Discussion Overview
The discussion revolves around identifying and listing the symmetries of a double square pyramid defined by specific vertex coordinates. Participants are tasked with describing these symmetries both geometrically and analytically, exploring various transformations and their implications.
Discussion Character
- Exploratory
- Technical explanation
- Mathematical reasoning
Main Points Raised
- One participant expresses uncertainty about how to begin solving the problem of listing symmetries for the double square pyramid.
- Another participant provides hints suggesting that the points E and F, being closer to the origin, either remain fixed or are swapped by symmetries, and notes that symmetries act on the vertices A, B, C, and D entirely in the xy-plane.
- A participant outlines several rotations (90 degrees, 180 degrees, 270 degrees) and reflections (through planes involving points E and F, and through the plane containing A, B, C, and D) as potential symmetries.
- There is a suggestion to compose all rotations with all reflections to obtain a complete list of symmetries.
- Another participant challenges the assumption that E and F determine a plane, stating they are merely two points, and introduces the idea of considering symmetries as a subgroup of S2 x S4, noting that there are 16 distinct symmetries.
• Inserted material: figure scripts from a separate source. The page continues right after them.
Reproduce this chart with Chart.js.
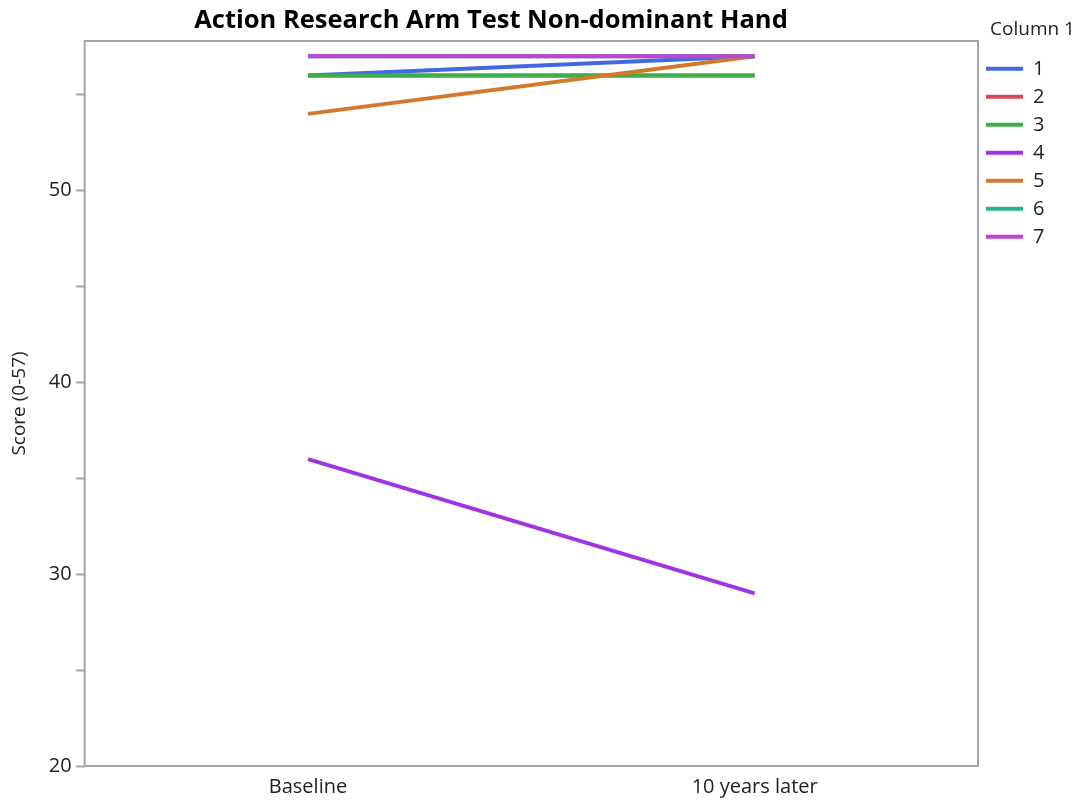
<!DOCTYPE html>
<html>
<head>
<meta charset="utf-8">
<script src="https://cdn.jsdelivr.net/npm/chart.js@4"></script>
<style>
	body { margin: 0; background: #fff; }
	#wrap { width: 1087px; height: 803px; position: relative; }
</style>
</head>
<body>
<div id="wrap"><canvas id="armChart"></canvas></div>
<script>
// timepoints and scores per subject (Column 1)
const timepoints = ["Baseline", "10 years later"];
const subjects = ["1", "2", "3", "4", "5", "6", "7"];
const score1 = [56, 57];
const score2 = [56, 56];
const score3 = [56, 56];
const score4 = [36, 29];
const score5 = [54, 57];
const score6 = [57, 57];
const score7 = [57, 57];
const yTicks = [20, 25, 30, 35, 40, 45, 50, 55];

const colors = ["#4169e1", "#d9475a", "#3fae49", "#a035e0", "#d27a2a", "#2ab390", "#c63fd6"];
const scores = [score1, score2, score3, score4, score5, score6, score7];

const fontFam = "'Open Sans', 'Noto Sans', sans-serif";

// frame around plot + main title text
const framePlugin = {
	id: "frame",
	afterDraw: (chart) => {
		const c = chart.ctx;
		const a = chart.chartArea;
		c.save();
		c.strokeStyle = "#a6a6a6";
		c.lineWidth = 2;
		c.strokeRect(a.left, a.top, a.right - a.left, a.bottom - a.top);
		c.fillStyle = "#000";
		c.font = "bold 25.5px " + fontFam;
		c.textAlign = "center";
		c.textBaseline = "middle";
		c.fillText("Action Research Arm Test Non-dominant Hand", 491, 21);
		c.restore();
	},
};

// make the legend column wide enough for its title
const legendWidth = {
	id: "legendWidth",
	beforeInit: (chart) => {
		const fitValue = chart.legend.fit;
		chart.legend.fit = function fit() {
			fitValue.bind(chart.legend)();
			this.width = 109;
		};
	},
};

const ctx = document.getElementById("armChart");
new Chart(ctx, {
	type: "line",
	data: {
		labels: timepoints,
		datasets: subjects.map((s, i) => ({
			label: s,
			data: scores[i],
			borderColor: colors[i],
			backgroundColor: colors[i],
			borderWidth: 4,
			pointRadius: 0,
			tension: 0,
			order: subjects.length - i,
		})),
	},
	options: {
		responsive: true,
		maintainAspectRatio: false,
		animation: false,
		layout: {
			padding: { top: 0, left: 8, right: 0, bottom: -5 },
		},
		scales: {
			x: {
				type: "category",
				offset: true,
				grid: { display: false, drawTicks: false },
				border: { display: false },
				ticks: {
					color: "#222",
					font: { size: 20, family: fontFam },
					padding: 9,
					maxRotation: 0,
				},
			},
			y: {
				min: 20,
				max: 57.8,
				afterBuildTicks: (scale) => {
					scale.ticks = yTicks.map((v) => ({ value: v }));
				},
				grid: {
					drawOnChartArea: false,
					tickLength: 9,
					color: "#a6a6a6",
					tickWidth: 2,
				},
				border: { display: false },
				ticks: {
					color: "#222",
					font: { size: 20, family: fontFam },
					padding: 4,
					callback: (v) => (v % 10 === 0 ? v : ""),
				},
				title: {
					display: true,
					text: "Score (0-57)",
					color: "#222",
					font: { size: 19, family: fontFam },
					padding: { top: 0, bottom: 14 },
				},
			},
		},
		plugins: {
			// reserves the band above the plot; text is drawn by framePlugin
			title: {
				display: true,
				fullSize: false,
				text: " ",
				font: { size: 20 },
				padding: { top: 8, bottom: 9 },
			},
			legend: {
				position: "right",
				align: "start",
				title: {
					display: true,
					position: "center",
					text: "Column 1",
					color: "#222",
					font: { size: 19, family: fontFam },
					padding: { top: 20, bottom: 8 },
				},
				labels: {
					usePointStyle: true,
					pointStyle: "line",
					pointStyleWidth: 37,
					boxHeight: 4,
					color: "#222",
					font: { size: 20, family: fontFam },
					padding: 8,
					sort: (a, b) => a.datasetIndex - b.datasetIndex,
				},
			},
			tooltip: { enabled: false },
		},
	},
	plugins: [framePlugin, legendWidth],
});
</script>
</body>
</html>
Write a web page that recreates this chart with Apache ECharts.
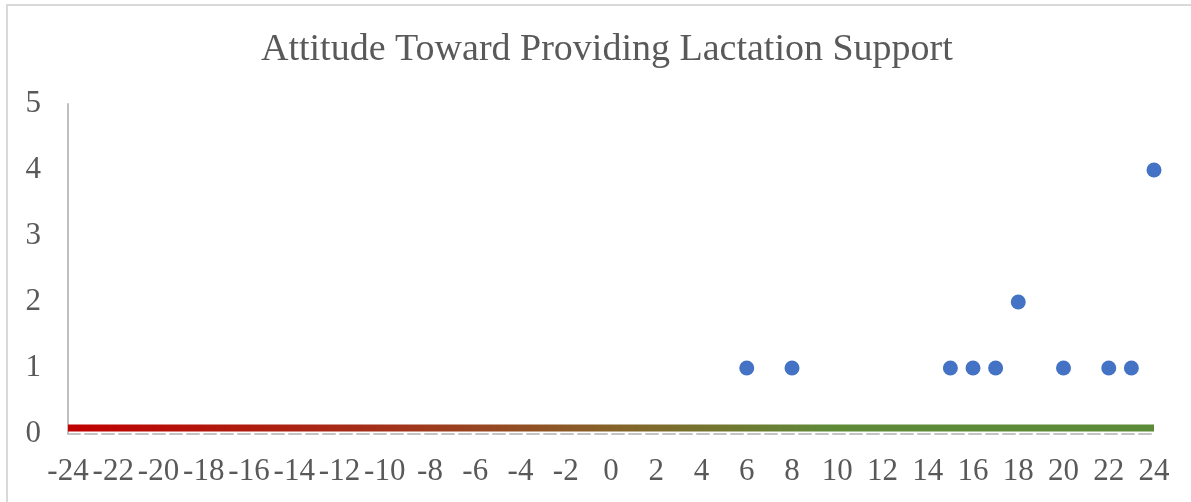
<!DOCTYPE html>
<html>
<head>
<meta charset="utf-8">
<script src="https://cdn.jsdelivr.net/npm/echarts@6/dist/echarts.min.js"></script>
<style>html,body{margin:0;padding:0;background:#fff}#c{width:1191px;height:502px}</style>
</head>
<body>
<div id="c"></div>
<script>
const titleText = 'Attitude Toward Providing Lactation Support';
const pointX = [6, 8, 15, 16, 17, 18, 20, 22, 23, 24];
const pointY = [1, 1, 1, 1, 1, 2, 1, 1, 1, 4];
const scaleX = [-24, 24];
const scaleY = [0.09, 0.09];
const xMin = -24, xMax = 24, xStep = 2;
const yMin = 0, yMax = 5, yStep = 1;

const chart = echarts.init(document.getElementById('c'));
const font = '"Liberation Serif", "Times New Roman", serif';
chart.setOption({
  animation: false,
  backgroundColor: '#ffffff',
  title: {
    text: titleText, left: 256, top: 26,
    textStyle: { fontFamily: font, fontSize: 38, fontWeight: 'normal', color: '#595959' }
  },
  graphic: [{
    type: 'rect', silent: true, z: -1,
    shape: { x: 7, y: 5, width: 1220, height: 620 },
    style: { fill: 'none', stroke: '#d9d9d9', lineWidth: 2 }
  }],
  grid: { left: 68, right: 37, top: 104, bottom: 68, containLabel: false },
  xAxis: {
    type: 'value', min: xMin, max: xMax, interval: xStep,
    axisLine: { show: true, onZero: true, lineStyle: { color: '#c4c4c4', width: 2, type: [12, 5] } },
    axisTick: { show: false }, splitLine: { show: false },
    axisLabel: { fontFamily: font, fontSize: 31, color: '#595959', margin: 22 }
  },
  yAxis: {
    type: 'value', min: yMin, max: yMax, interval: yStep,
    axisLine: { show: true, onZero: false, lineStyle: { color: '#bfbfbf', width: 2 } },
    axisTick: { show: false }, splitLine: { show: false },
    axisLabel: { fontFamily: font, fontSize: 31, color: '#595959', margin: 27 }
  },
  series: [{
    type: 'line', silent: true, symbol: 'none', z: 3,
    data: scaleX.map((x, i) => [x, scaleY[i]]),
    lineStyle: {
      width: 7,
      color: new echarts.graphic.LinearGradient(0, 0, 1, 0, [
        { offset: 0, color: '#C00000' },
        { offset: 0.3, color: '#A2321A' },
        { offset: 0.5, color: '#86622A' },
        { offset: 0.7, color: '#5E8A38' },
        { offset: 1, color: '#5B8A38' }
      ])
    }
  }, {
    type: 'scatter', z: 4,
    data: pointX.map((x, i) => [x, pointY[i]]),
    symbolSize: 15,
    itemStyle: { color: '#4472C4', opacity: 1 }
  }]
});
</script>
</body>
</html>
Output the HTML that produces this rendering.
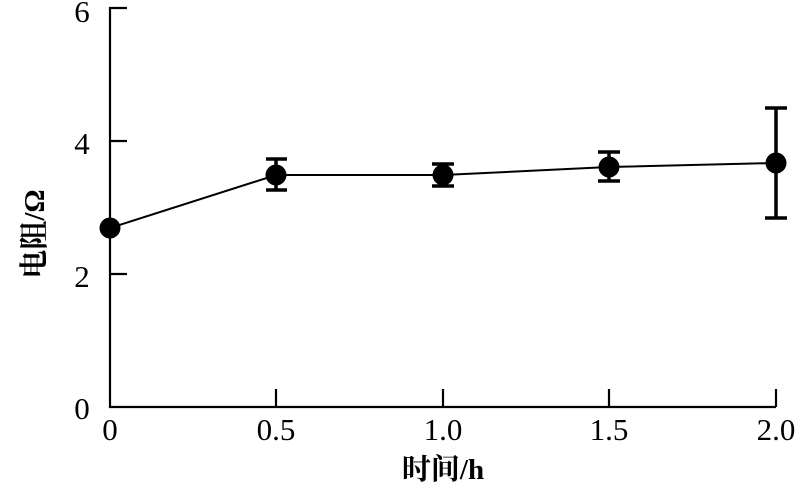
<!DOCTYPE html>
<html><head><meta charset="utf-8"><style>
html,body{margin:0;padding:0;background:#fff;}
text{font-family:"Liberation Serif","Noto Serif CJK SC",serif;fill:#000;}
</style></head><body>
<svg width="800" height="495" viewBox="0 0 800 495" xmlns="http://www.w3.org/2000/svg">
<g stroke="#000" stroke-width="2.2" fill="none">
<polyline points="127,8 110,8 110,407 776,407"/>
<line x1="110" y1="141" x2="127" y2="141"/>
<line x1="110" y1="274" x2="127" y2="274"/>
<line x1="276" y1="389" x2="276" y2="407"/>
<line x1="443" y1="389" x2="443" y2="407"/>
<line x1="609" y1="389" x2="609" y2="407"/>
<line x1="776" y1="389" x2="776" y2="407"/>
</g>
<polyline points="110,228 276,175 443,175 609,167 776,163" stroke="#000" stroke-width="2" fill="none"/>
<g stroke="#000" stroke-width="3.5">
<line x1="276" y1="159" x2="276" y2="190"/><line x1="266" y1="159" x2="287" y2="159"/><line x1="266" y1="190" x2="287" y2="190"/>
<line x1="443" y1="164" x2="443" y2="186"/><line x1="432" y1="164" x2="454" y2="164"/><line x1="432" y1="186" x2="454" y2="186"/>
<line x1="609" y1="152" x2="609" y2="181"/><line x1="598" y1="152" x2="620" y2="152"/><line x1="598" y1="181" x2="620" y2="181"/>
<line x1="776" y1="108" x2="776" y2="218"/><line x1="765" y1="108" x2="787" y2="108"/><line x1="765" y1="218" x2="787" y2="218"/>
</g>
<g fill="#000">
<circle cx="110" cy="228" r="10.5"/><circle cx="276" cy="175" r="10.5"/><circle cx="443" cy="175" r="10.5"/><circle cx="609" cy="167" r="10.5"/><circle cx="776" cy="163" r="10.5"/>
</g>
<g font-size="31" text-anchor="middle">
<text x="82" y="22">6</text><text x="82" y="154">4</text><text x="82" y="287">2</text><text x="82" y="419">0</text>
<text x="110" y="440">0</text><text x="276" y="440">0.5</text><text x="443" y="440">1.0</text><text x="609" y="440">1.5</text><text x="776" y="440">2.0</text>
<text x="443" y="479" font-size="29" font-weight="bold">时间/h</text>
<text transform="translate(44,234) rotate(-90)" font-size="29" font-weight="bold">电阻/Ω</text>
</g>
</svg>
</body></html>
- A later reply questions whether reflection 1 can be considered a reflection through the origin.
Areas of Agreement / Disagreement
Participants express differing views on the nature of the symmetries, particularly regarding the role of points E and F and the total count of distinct symmetries. The discussion remains unresolved with multiple competing perspectives on the problem.
Contextual Notes
There are limitations regarding the definitions and assumptions about the symmetries, particularly concerning the treatment of points E and F and the implications of reflections and rotations in the context of the given geometry.